The 2026 Greater Los Angeles Homeless Count is underway this week, with thousands of volunteers deployed across the city and county over three nights to tally people living outdoors, in vehicles, and in shelters. Conducted by LAHSA and required by the federal government, the annual Point-in-Time count is presented as the authoritative snapshot of homelessness in the region and is used to guide major funding and policy decisions.
But as the count unfolds, confidence in the numbers is undercut by the fact that enforcement and displacement continue. The PIT count is already a fragile instrument. It attempts to measure a highly mobile and often hidden population during a narrow window in January. Even under ideal conditions, researchers and advocates have long warned that it undercounts people experiencing homelessness. When sweeps, vehicle enforcement, and police-led clearances continue during or immediately before the count, the results become even less reliable.
Federal guidance acknowledges this risk. In its Point-in-Time methodology materials, the U.S. Department of Housing and Urban Development warns that law enforcement involvement can scare people away and distort results if it is not strictly limited to volunteer safety and logistical support. HUD instructs Continuums of Care to make clear that officers involved in the count are not there to take enforcement actions. While this guidance is framed around the night of the count itself, the logic is clear. If visible enforcement deters participation during the count, then enforcement activity in the days leading up to it does the same by displacing people from their usual locations or pushing them further out of sight.
Despite that guidance and repeated warnings from advocates, enforcement activity continues during the count period in Los Angeles.

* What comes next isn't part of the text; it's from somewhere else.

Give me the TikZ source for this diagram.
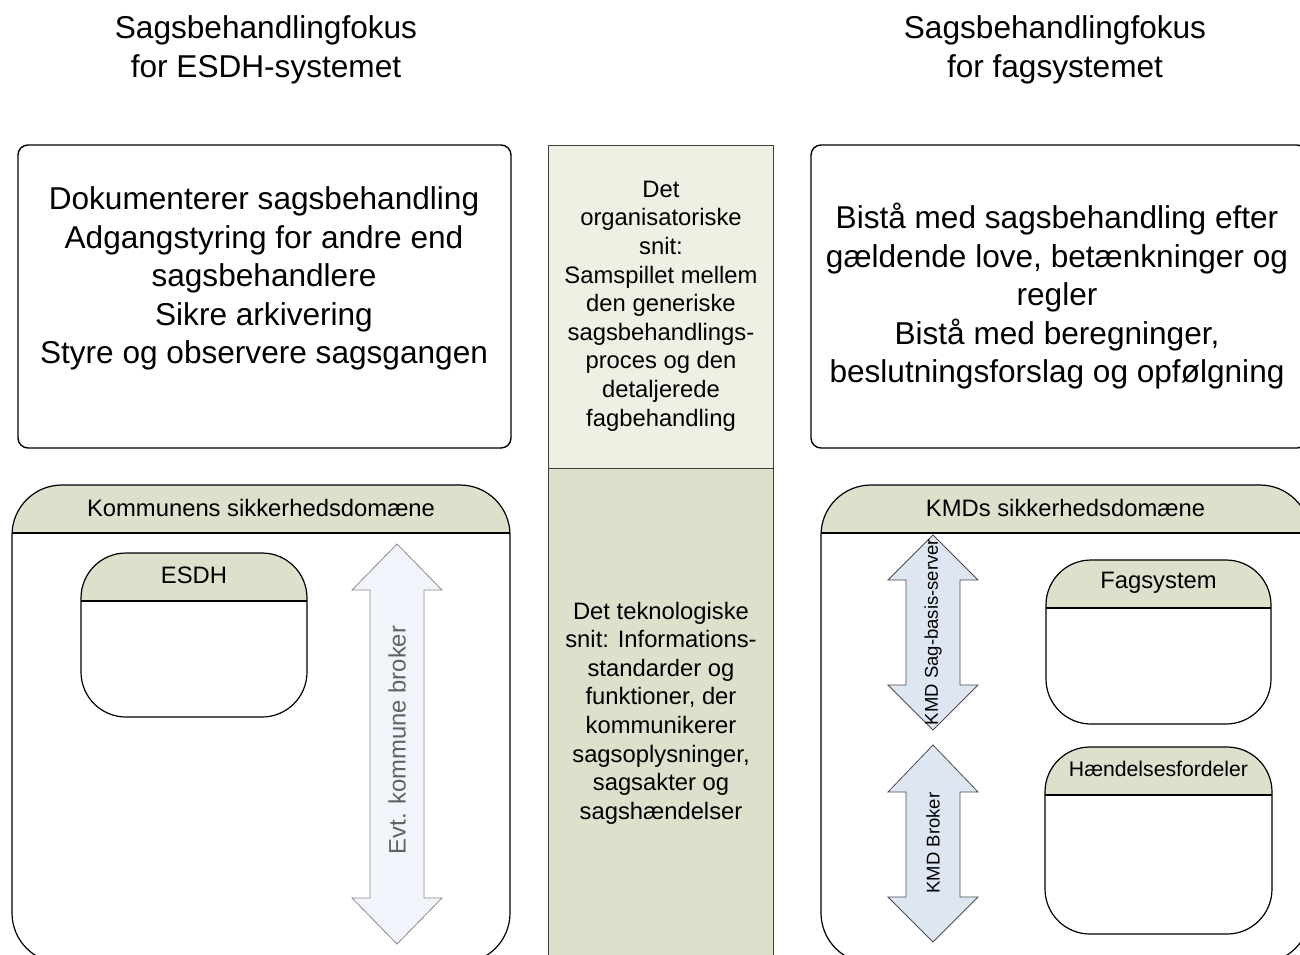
\documentclass[tikz,border=0pt]{standalone}
\usepackage{fontspec}
\setmainfont{Liberation Sans}
\usetikzlibrary{positioning}
\definecolor{hdrgreen}{HTML}{DDE0CB}
\definecolor{palegreen}{HTML}{EEF0E4}
\definecolor{paleblue}{HTML}{F1F4FA}
\definecolor{kmdblue}{HTML}{DFE6F3}
\tikzset{
x=1pt, y=-1pt,
focus/.style={align=center, inner sep=0, font=\fontsize{31.6}{38.5}\selectfont}, % headings and big texts
bigbox/.style={draw, line width=1.4pt, rounded corners=10pt, inner sep=0},
midbox/.style={draw=black!75, line width=0.8pt, inner sep=0},
midtext/.style={align=center, inner sep=0, font=\fontsize{23.8}{28.6}\selectfont},
hdrbox/.style={draw, line width=1.2pt, fill=white, rounded corners=#1, inner sep=0,
  path picture={
    \fill[hdrgreen, sharp corners] (path picture bounding box.north west) rectangle ([yshift=-48pt]path picture bounding box.north east);
    \draw[line width=1.2pt, sharp corners] ([yshift=-48pt]path picture bounding box.north west) -- ([yshift=-48pt]path picture bounding box.north east);
  }},
hdrtext/.style={inner sep=0, font=\fontsize{23.8}{28}\selectfont},
brokerarrow/.style={draw=black!45, fill=paleblue, line width=0.8pt, line join=miter},
kmdarrow/.style={draw=black!70, fill=kmdblue, line width=0.8pt, line join=miter},
}
\begin{document}
\begin{tikzpicture}
\clip (0,0) rectangle (1300,954);
\fill[white] (0,0) rectangle (1300,954);

% headings
\node[focus] (esdh-focus) at (266,50) {Sagsbehandlingfokus\\for ESDH-systemet};
\node[focus] (fag-focus) at (1055,50) {Sagsbehandlingfokus\\for fagsystemet};

% top boxes
\node[bigbox, minimum width=493, minimum height=303] (esdh-top) at (264.5,296.5) {};
\node[focus] (esdh-top-t) at (264,278.5) {Dokumenterer sagsbehandling\\Adgangstyring for andre end\\sagsbehandlere\\Sikre arkivering\\Styre og observere sagsgangen};
\node[bigbox, minimum width=496, minimum height=303] (fag-top) at (1059,296.5) {};
\node[focus] (fag-top-t) at (1057,296.5) {Bistå med sagsbehandling efter\\gældende love, betænkninger og\\regler\\Bistå med beregninger,\\beslutningsforslag og opfølgning};

% middle column
\node[midbox, fill=palegreen, minimum width=225, minimum height=323] (org) at (660.5,306.5) {};
\node[midtext] (org-t) at (661,306) {Det\\organisatoriske\\snit:\\Samspillet mellem\\den generiske\\sagsbehandlings-\\proces og den\\detaljerede\\fagbehandling};
\node[midbox, fill=hdrgreen, minimum width=225, minimum height=500] (tek) at (660.5,718) {};
\node[midtext] (tek-t) at (661,713) {Det teknologiske\\snit: Informations-\\standarder og\\funktioner, der\\kommunikerer\\sagsoplysninger,\\sagsakter og\\sagshændelser};

% security domains
\node[hdrbox=50pt, minimum width=498, minimum height=478] (kom) at (261,724) {};
\node[hdrtext] (kom-h) at ([yshift=-24pt]kom.north) {Kommunens sikkerhedsdomæne};
\node[hdrbox=50pt, minimum width=489, minimum height=478] (kmd) at (1065.5,724) {};
\node[hdrtext] (kmd-h) at ([yshift=-24pt]kmd.north) {KMDs sikkerhedsdomæne};

% systems
\node[hdrbox=45pt, minimum width=226, minimum height=164] (esdh) at (194,635) {};
\node[hdrtext] (esdh-h) at ([yshift=-23pt]esdh.north) {ESDH};
\node[hdrbox=45pt, minimum width=225, minimum height=164] (fag) at (1158.5,642) {};
\node[hdrtext] (fag-h) at ([yshift=-23pt]fag.north) {Fagsystem};
\node[hdrbox=45pt, minimum width=227, minimum height=187] (hf) at (1158.5,840.5) {};
\node[hdrtext, font=\fontsize{21.2}{25}\selectfont] (hf-h) at ([yshift=-23pt]hf.north) {Hændelsesfordeler};

% brokers
\draw[brokerarrow] (397,544) -- (442,590) -- (424,590) -- (424,898) -- (442,898) -- (397,944)
  -- (352,898) -- (370,898) -- (370,590) -- (352,590) -- cycle;
\node[hdrtext, rotate=90, text=black!62] (kom-broker) at (397,740) {Evt. kommune broker};
\draw[kmdarrow] (933,535) -- (978,580) -- (960,580) -- (960,685) -- (978,685) -- (933,730)
  -- (888,685) -- (906,685) -- (906,580) -- (888,580) -- cycle;
\node[hdrtext, rotate=90, font=\fontsize{18.5}{22}\selectfont] (sag-server) at (933,632) {KMD Sag-basis-server};
\draw[kmdarrow] (933,745) -- (978,792) -- (960,792) -- (960,897) -- (978,897) -- (933,942)
  -- (888,897) -- (906,897) -- (906,792) -- (888,792) -- cycle;
\node[hdrtext, rotate=90, font=\fontsize{18.5}{22}\selectfont] (kmd-broker) at (933,843) {KMD Broker};
\end{tikzpicture}
\end{document}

This problem is especially pronounced in council districts that lead with enforcement, like Traci Park’s Council District 11. In CD11, homelessness policy has increasingly centered on police-led enforcement, encampment clearances, vehicle restrictions, and the steady expansion of exclusion zones aimed at reducing visible homelessness. These tactics do not resolve homelessness. They displace people, pushing them into less visible areas or out of the district altogether. When enforcement is the dominant strategy, the Point-in-Time count is not measuring the true scale of homelessness so much as the effectiveness of making it harder to see.
Independent research suggests just how much this matters. A recent longitudinal study by RAND, which tracked unsheltered homelessness through repeated, professional enumerations in areas including Venice, found that LA’s official count has been missing roughly a third of people experiencing homelessness. While LAHSA’s volunteer counts aligned more closely with RAND’s findings in earlier years, the gap widened dramatically by 2024 and 2025, with the official count underestimating unsheltered homelessness by more than 30 percent. RAND researchers linked this divergence to changes in how homelessness appears on the street, with fewer large encampments and more people sleeping in less visible conditions, a pattern consistent with intensified enforcement and displacement.
That distinction matters because the PIT count does not just describe homelessness. It shapes how resources are distributed. Federal funding, state allocations, and local dollars tied to homelessness response rely on these numbers. When enforcement suppresses visibility rather than need, neighborhoods can appear to have made progress on paper while the underlying crisis remains unchanged. An undercount can translate directly into fewer resources for outreach, healthcare, shelter, and housing, even as people continue to cycle through displacement.
LAHSA has emphasized improvements in volunteer training and data collection this year, and those changes may improve consistency at the margins. But no amount of methodological refinement can fully compensate for policies that actively interfere with who is present to be counted. A snapshot taken while people are being pushed out of sight is not a neutral measurement of homelessness – it’s just a reflection of enforcement priorities.